Henry is a DPhil candidate in Area Studies (Latin America) at Brasenose College. His research concerns the history of China and Taiwan's competition for diplomatic relations in Latin America. Before the DPhil, he completed an MPhil in Latin American Studies at Oxford and a bachelor's in Spanish and History at Yale University, where his thesis won the Spanish Department's Bildner Prize for the best essay written in Spanish. His MPhil thesis was a historical study of Panama's relations with China and the US and included 3 months of fieldwork in Washington DC and Panama spent consulting archives and interviewing policymakers. He has previously worked for an NGO in Guatemala and undertaken archival research in Peru. His supervisor is Professor Eduardo Posada-Carbó.
DPhil topic
'Choosing Between Two Chinas: A Diplomatic History of Latin America in the China Taiwan Conflict, 1960–Present'
This dissertation examines Latin America’s evolving role in the China–Taiwan conflict, seeking to explain why countries in the region have chosen either to establish diplomatic relations with the People’s Republic of China (PRC) or to maintain recognition of Taiwan. Beginning with Cuba’s 1960 decision under Fidel Castro to recognize the PRC – the first such move in the Americas – the study traces how Latin American states have navigated the competing pressures of Beijing, Taipei, and Washington from the Cold War to the present day.

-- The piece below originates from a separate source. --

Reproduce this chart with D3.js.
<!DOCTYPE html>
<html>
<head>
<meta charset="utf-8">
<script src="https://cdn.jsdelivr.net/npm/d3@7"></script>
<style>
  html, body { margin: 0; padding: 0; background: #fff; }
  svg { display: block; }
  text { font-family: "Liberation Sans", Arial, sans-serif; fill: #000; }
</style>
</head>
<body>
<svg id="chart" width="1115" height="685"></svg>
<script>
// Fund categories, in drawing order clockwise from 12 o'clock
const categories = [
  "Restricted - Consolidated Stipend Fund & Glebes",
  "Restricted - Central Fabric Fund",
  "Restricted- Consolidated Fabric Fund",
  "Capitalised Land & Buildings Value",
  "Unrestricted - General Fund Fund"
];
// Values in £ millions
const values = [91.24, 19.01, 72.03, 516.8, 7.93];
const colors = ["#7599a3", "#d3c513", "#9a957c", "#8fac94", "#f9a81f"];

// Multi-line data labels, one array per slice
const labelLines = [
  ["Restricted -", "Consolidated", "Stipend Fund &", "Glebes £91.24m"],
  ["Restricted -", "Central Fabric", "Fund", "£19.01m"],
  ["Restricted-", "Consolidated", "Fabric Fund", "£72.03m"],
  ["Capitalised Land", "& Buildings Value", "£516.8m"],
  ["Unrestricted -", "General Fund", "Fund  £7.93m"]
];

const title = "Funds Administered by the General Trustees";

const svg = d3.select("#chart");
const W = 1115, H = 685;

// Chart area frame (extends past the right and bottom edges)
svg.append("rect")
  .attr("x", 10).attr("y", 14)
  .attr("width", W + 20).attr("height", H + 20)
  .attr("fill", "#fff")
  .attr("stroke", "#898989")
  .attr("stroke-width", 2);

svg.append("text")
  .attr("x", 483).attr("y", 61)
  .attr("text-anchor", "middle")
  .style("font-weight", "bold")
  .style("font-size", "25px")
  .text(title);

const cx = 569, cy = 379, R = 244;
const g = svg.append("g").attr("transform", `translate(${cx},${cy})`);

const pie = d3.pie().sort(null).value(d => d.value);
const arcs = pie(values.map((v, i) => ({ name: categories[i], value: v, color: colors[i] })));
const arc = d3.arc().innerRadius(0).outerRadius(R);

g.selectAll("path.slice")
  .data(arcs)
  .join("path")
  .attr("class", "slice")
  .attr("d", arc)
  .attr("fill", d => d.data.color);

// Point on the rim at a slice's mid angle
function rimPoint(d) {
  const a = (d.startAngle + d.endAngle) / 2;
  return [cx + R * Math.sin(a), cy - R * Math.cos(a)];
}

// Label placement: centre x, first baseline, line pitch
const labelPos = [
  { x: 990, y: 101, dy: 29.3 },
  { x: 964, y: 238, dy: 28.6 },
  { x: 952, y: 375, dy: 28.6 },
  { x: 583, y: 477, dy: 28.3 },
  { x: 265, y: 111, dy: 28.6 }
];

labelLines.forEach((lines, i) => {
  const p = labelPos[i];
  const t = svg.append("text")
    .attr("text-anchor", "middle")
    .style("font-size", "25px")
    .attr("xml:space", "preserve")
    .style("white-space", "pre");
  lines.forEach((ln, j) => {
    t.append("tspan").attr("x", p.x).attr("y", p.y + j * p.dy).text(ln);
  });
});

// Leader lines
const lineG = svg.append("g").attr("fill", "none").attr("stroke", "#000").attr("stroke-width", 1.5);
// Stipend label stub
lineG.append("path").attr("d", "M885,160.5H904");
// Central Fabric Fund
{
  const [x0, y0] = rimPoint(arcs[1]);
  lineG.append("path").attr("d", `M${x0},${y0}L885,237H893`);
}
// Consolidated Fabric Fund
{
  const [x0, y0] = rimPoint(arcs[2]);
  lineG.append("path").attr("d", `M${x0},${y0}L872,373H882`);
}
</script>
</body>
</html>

Today, seven of Taiwan’s twelve remaining diplomatic allies are in Latin America and the Caribbean, making the region a critical site for understanding contemporary cross-Strait diplomacy.
Using comparative historical analysis, the project reconstructs the evolution of the 'One China' policy in the Western Hemisphere and situates Latin American decisions amid shifting global and regional geopolitical trends, including Latin America’s military dictatorship era, the fall of the Soviet Union and the coinciding global democratization wave, and contemporary US – China tensions often described as a new Cold War.
The research draws on seven months of planned fieldwork in Taiwan and in selected Latin American countries that have recently severed or retained ties with Taipei, namely the Dominican Republic, Guatemala, El Salvador, Honduras, Costa Rica, and Paraguay. This in-country research will build on two months of prior fieldwork in Panama, where archival research and elite interviews – including with three presidents, four foreign ministers, and Panama’s first ambassador to China – have already been conducted. Primary sources include diplomatic correspondence, government archives, newspapers, memoirs, and oral histories.